The test promises to help emergency room staff quickly determine which patients have mild illness and which ones need more urgent care, thereby alleviating pressure on the health-care system.
"We know the big problem with the COVID-19 epidemic is that the majority of people are going to get it and most will be fine, and recover from it," says Shaf Keshavjee, a professor of thoracic surgery at U of T who is director of the Toronto Lung Transplant Program and surgeon-in-chief at University Health Network (UHN), where he is also a program medical director of surgery and critical care.
"We need a better way to identify those most likely to get into trouble."
The Canadian Institutes of Health Research is providing support for Keshavjee's work as part of a national $54.2 million research funding package.
"Once you know how severely someone will be affected, the second important thing you need to be able to do is triage patients within the emergency room in order to prevent overwhelming of the health-care system," says Keshavjee.
The origins of the Rapid Acute Lung Injury Diagnostic test, or RALI-Dx, are devices designed to measure the lung quality of donor lungs for patients in need of lung transplantation.
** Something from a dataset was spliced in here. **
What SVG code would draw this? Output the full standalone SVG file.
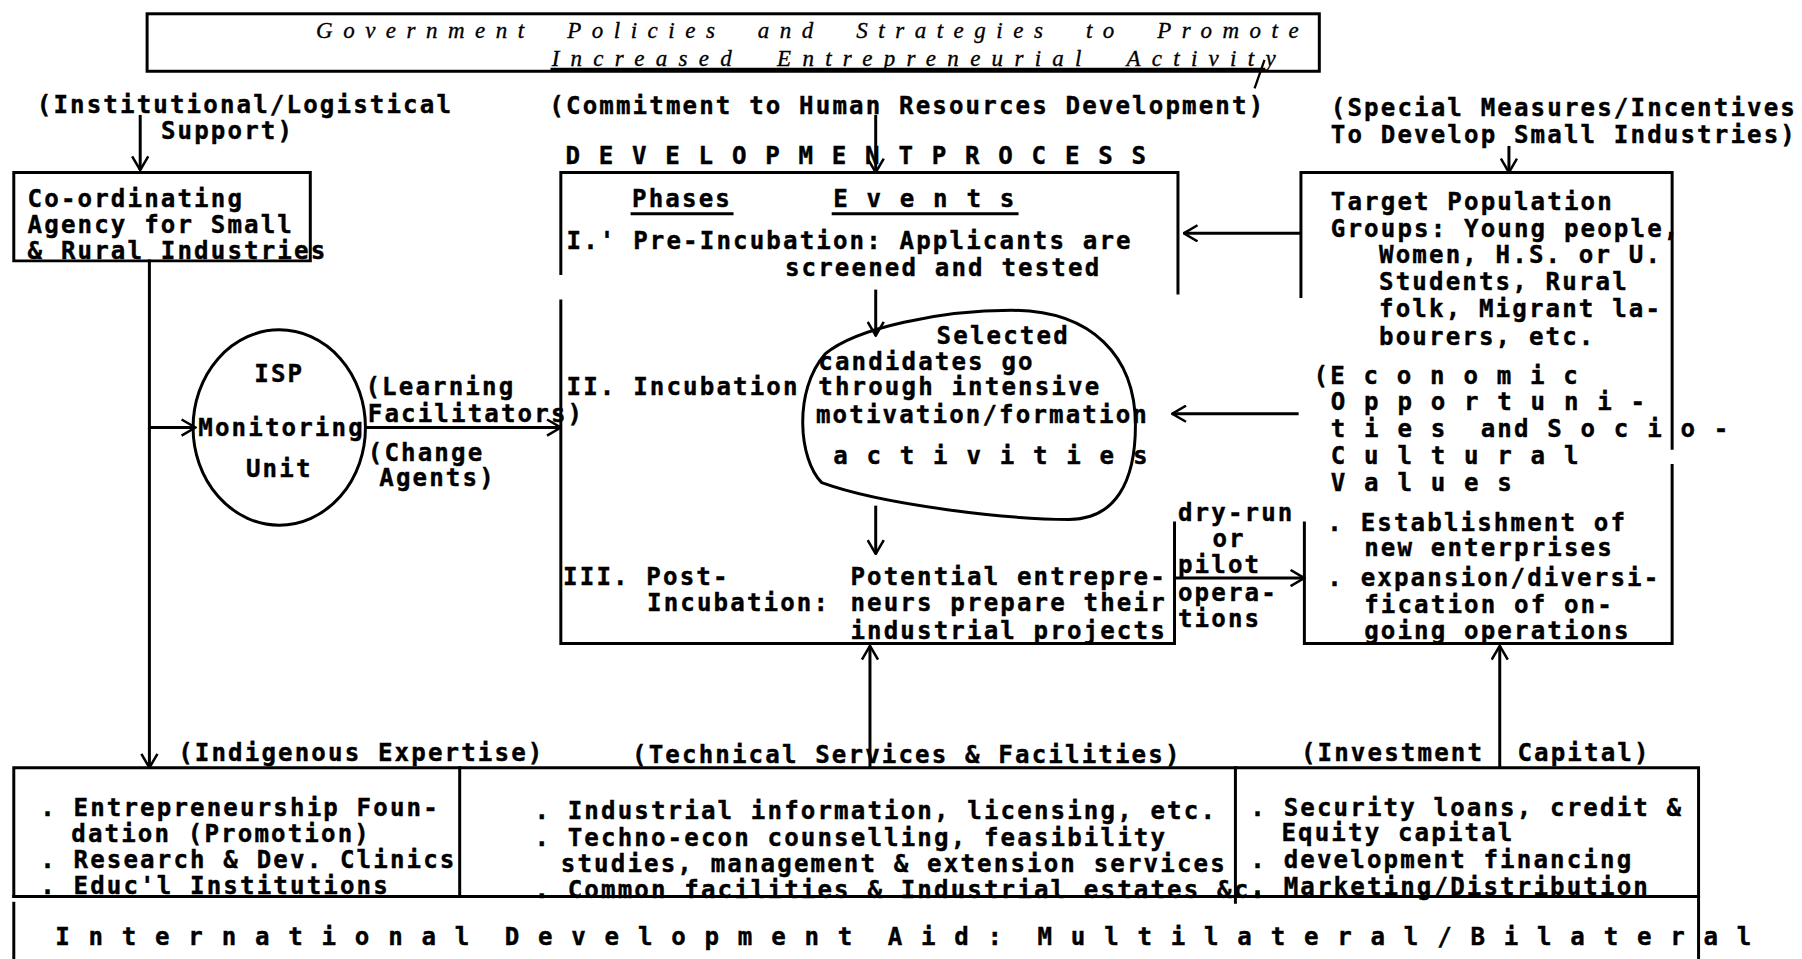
<svg xmlns="http://www.w3.org/2000/svg" width="1802" height="959" viewBox="0 0 1802 959">
<defs>
<marker id="ah" viewBox="0 0 14 16" refX="13" refY="8" markerWidth="14" markerHeight="16" markerUnits="userSpaceOnUse" orient="auto">
<path d="M1,1 L13,8 L1,15" fill="none" stroke="#000" stroke-width="2.2"/>
</marker>
<style>
text{font-family:"DejaVu Sans Mono","Liberation Mono",monospace;font-weight:bold;font-size:21px;letter-spacing:1.85px;fill:#000;stroke:#000;stroke-width:0.35;white-space:pre}
.hw{font-family:"Liberation Serif",serif;font-style:italic;font-weight:normal;font-size:20px;letter-spacing:0;stroke-width:0.3}
.ln{fill:none;stroke:#000;stroke-width:2.6;stroke-linecap:square}
.ar{fill:none;stroke:#000;stroke-width:2.6;marker-end:url(#ah)}
</style>
</defs>
<rect width="1802" height="959" fill="#fff"/>
<g transform="scale(1.14923)">
<g id="title">
<rect class="ln" x="128" y="12" width="1020" height="50"/>
<text class="hw" x="275" y="33" textLength="855" lengthAdjust="spacing">Government  Policies  and  Strategies  to  Promote</text>
<text class="hw" x="480" y="57" textLength="630" lengthAdjust="spacing">Increased  Entrepreneurial  Activity</text>
<line class="ln" x1="480" y1="60" x2="1100" y2="60" style="stroke-width:2"/>
<line class="ln" x1="1100" y1="53" x2="1092" y2="76" style="stroke-width:2"/>
</g>
<g id="labels-top">
<text x="32" y="98">(Institutional/Logistical</text>
<text x="140" y="121">Support)</text>
<text x="478" y="99">(Commitment to Human Resources Development)</text>
<text x="1158" y="101">(Special Measures/Incentives</text>
<text x="1158" y="124">To Develop Small Industries)</text>
</g>
<g id="coord-agency">
<path class="ln" d="M12,227 V150 H270 V227 H12"/>
<text x="24" y="180">Co-ordinating</text>
<text x="24" y="203">Agency for Small</text>
<text x="24" y="225">&amp; Rural Industries</text>
</g>
<g id="isp-unit">
<ellipse class="ln" cx="243" cy="372" rx="75" ry="85"/>
<text x="243" y="332" text-anchor="middle">ISP</text>
<text x="245" y="379" text-anchor="middle">Monitoring</text>
<text x="243" y="415" text-anchor="middle">Unit</text>
</g>
<g id="facilitators">
<text x="318" y="344">(Learning</text>
<text x="320" y="367">Facilitators)</text>
<text x="320" y="401">(Change</text>
<text x="330" y="423">Agents)</text>
</g>
<g id="development-process">
<text x="492" y="143">D E V E L O P M E N T P R O C E S S</text>
<path class="ln" d="M488,238 V150 H1025 V255"/>
<path class="ln" d="M488,262 V560 H1022 V455"/>
<text x="550" y="180">Phases</text>
<line class="ln" x1="550" y1="186" x2="637" y2="186"/>
<text x="725" y="180">E v e n t s</text>
<line class="ln" x1="725" y1="186" x2="885" y2="186"/>
<text x="493" y="217">I.' Pre-Incubation: Applicants are</text>
<text x="683" y="240">screened and tested</text>
<text x="493" y="344">II. Incubation</text>
<text x="490" y="509">III. Post-</text>
<text x="563" y="532">Incubation:</text>
<text x="740" y="509">Potential entrepre-</text>
<text x="740" y="532">neurs prepare their</text>
<text x="740" y="556">industrial projects</text>
</g>
<g id="intensive-activities">
<path class="ln" d="M718,308 C745,285 820,270 880,270 C950,270 988,310 988,370 C988,420 970,452 930,452 C880,452 770,440 715,420 C695,400 690,340 718,308 Z"/>
<text x="815" y="299">Selected</text>
<text x="712" y="322">candidates go</text>
<text x="712" y="344">through intensive</text>
<text x="710" y="368">motivation/formation</text>
<text x="725" y="404">a c t i v i t i e s</text>
</g>
<g id="pilot">
<text x="1025" y="453">dry-run</text>
<text x="1055" y="476">or</text>
<text x="1025" y="499">pilot</text>
<text x="1025" y="523">opera-</text>
<text x="1025" y="546">tions</text>
</g>
<g id="target-population">
<path class="ln" d="M1132,258 V150 H1455 V390"/>
<path class="ln" d="M1455,405 V560 H1135 V455"/>
<text x="1158" y="183">Target Population</text>
<text x="1158" y="206">Groups: Young people,</text>
<text x="1200" y="229">Women, H.S. or U.</text>
<text x="1200" y="252">Students, Rural</text>
<text x="1200" y="276">folk, Migrant la-</text>
<text x="1200" y="300">bourers, etc.</text>
<text x="1143" y="334">(E c o n o m i c</text>
<text x="1158" y="357">O p p o r t u n i -</text>
<text x="1158" y="380">t i e s  and S o c i o -</text>
<text x="1158" y="404">C u l t u r a l</text>
<text x="1158" y="427">V a l u e s</text>
<text x="1155" y="462">. Establishment of</text>
<text x="1187" y="484">new enterprises</text>
<text x="1155" y="510">. expansion/diversi-</text>
<text x="1187" y="533">fication of on-</text>
<text x="1187" y="556">going operations</text>
</g>
<g id="labels-bottom">
<text x="155" y="662">(Indigenous Expertise)</text>
<text x="550" y="664">(Technical Services &amp; Facilities)</text>
<text x="1132" y="662">(Investment  Capital)</text>
</g>
<g id="indigenous-expertise">
<path class="ln" d="M12,780 V668 H400 V780"/>
<text x="35" y="710">. Entrepreneurship Foun-</text>
<text x="62" y="733">dation (Promotion)</text>
<text x="35" y="755">. Research &amp; Dev. Clinics</text>
<text x="35" y="778">. Educ'l Institutions</text>
</g>
<g id="technical-services">
<path class="ln" d="M400,668 H1075 V785"/>
<text x="465" y="713">. Industrial information, licensing, etc.</text>
<text x="465" y="736">. Techno-econ counselling, feasibility</text>
<text x="488" y="759">studies, management &amp; extension services</text>
<text x="465" y="781">. Common facilities &amp; Industrial estates &amp;c.</text>
</g>
<g id="investment-capital">
<path class="ln" d="M1075,668 H1478 V834"/>
<text x="1088" y="710">. Security loans, credit &amp;</text>
<text x="1115" y="732">Equity capital</text>
<text x="1088" y="755">. development financing</text>
<text x="1088" y="779">. Marketing/Distribution</text>
</g>
<g id="international-aid">
<path class="ln" d="M12,780 H1478"/>
<path class="ln" d="M12,786 V834"/>
<text x="48" y="822">I n t e r n a t i o n a l  D e v e l o p m e n t  A i d :  M u l t i l a t e r a l / B i l a t e r a l</text>
</g>
<g id="connectors">
<line class="ar" x1="122" y1="100" x2="122" y2="148"/>
<line class="ln" x1="130" y1="227" x2="130" y2="372"/>
<line class="ar" x1="130" y1="372" x2="130" y2="668"/>
<line class="ar" x1="130" y1="372" x2="170" y2="372"/>
<line class="ar" x1="318" y1="372" x2="488" y2="372"/>
<line class="ar" x1="762" y1="100" x2="762" y2="150"/>
<line class="ar" x1="1313" y1="127" x2="1313" y2="150"/>
<line class="ar" x1="762" y1="252" x2="762" y2="292"/>
<line class="ar" x1="762" y1="440" x2="762" y2="482"/>
<line class="ar" x1="1132" y1="203" x2="1030" y2="203"/>
<line class="ar" x1="1130" y1="360" x2="1020" y2="360"/>
<line class="ar" x1="1022" y1="503" x2="1135" y2="503"/>
<line class="ar" x1="757" y1="668" x2="757" y2="562"/>
<line class="ar" x1="1305" y1="668" x2="1305" y2="562"/>
</g>
</g>
</svg>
That test was originally designed by Keshavjee and his team to provide a personalized medicine approach to organ assessment for transplant.
Now, as a result of the funding to Keshavjee and UHN, the research will focus on how the 40-minute test can identify patients at the highest risk of lung failure due to COVID-19, so health-care teams can connect those patients to the most appropriate treatment pathways.
"What kills the patient in SARS and in COVID-19 isn't necessarily the virus itself—it's sometimes the host's response to the virus," Keshavjee says.
"The hosts that have an exaggerated inflammatory response are the ones that are going to get really sick. The ones who don't have an exaggerated response are going to feel badly, but they can go home and self-isolate and get better."
Here's how the test works. Health-care providers take a blood draw from patients who arrive in the emergency room with symptoms of a flu-like illness. The blood then goes to a microbiology lab in the hospital. In the lab, the plasma is spun off and squirted onto a plate, providing health-care providers with a result that shows the extent of an inflammatory injury of the lung.
The diagnostic information can then be used to determine which patients are in need of more urgent care and should be admitted to hospital, and which patients can be discharged to self-isolate at home, thereby preventing the health-care system from becoming overloaded.
"Everyone is in a race to get a test that will diagnose the virus faster, and the presence of the virus faster. But what we are looking at is the impact of the virus, or the implication, in terms of helping clinicians decide what might happen next with a particular patient," Keshavjee says.
Keshavjee says the test, which is being further developed in partnership with the Toronto-based company SQI Diagnostics, is a reflection of the overall move towards personalized medicine.
"What we set out to do is to bring personalized medicine or rapid diagnostics to the field of donor organ management in assessing lungs for transplant," says Keshavjee. "We set out to develop a test to diagnose problems with donor lungs and predict which ones would have a good outcome and which ones wouldn't."
He adds that RALI-Dx was created to deliver results in an accelerated way—within minutes, not hours or days, like other molecular diagnostic tests. Ultimately, Keshavjee would like to be able to get the results within 10 minutes.
"That's the huge potential value this device brings to the health care system—not just in diagnosing COVID-19, but in assessing the severity of any flu-like illness," says Keshavjee. "This research can save lives and save valuable resources in the emergency room and a hospital setting, especially in a pandemic that creates such immense strains on the system."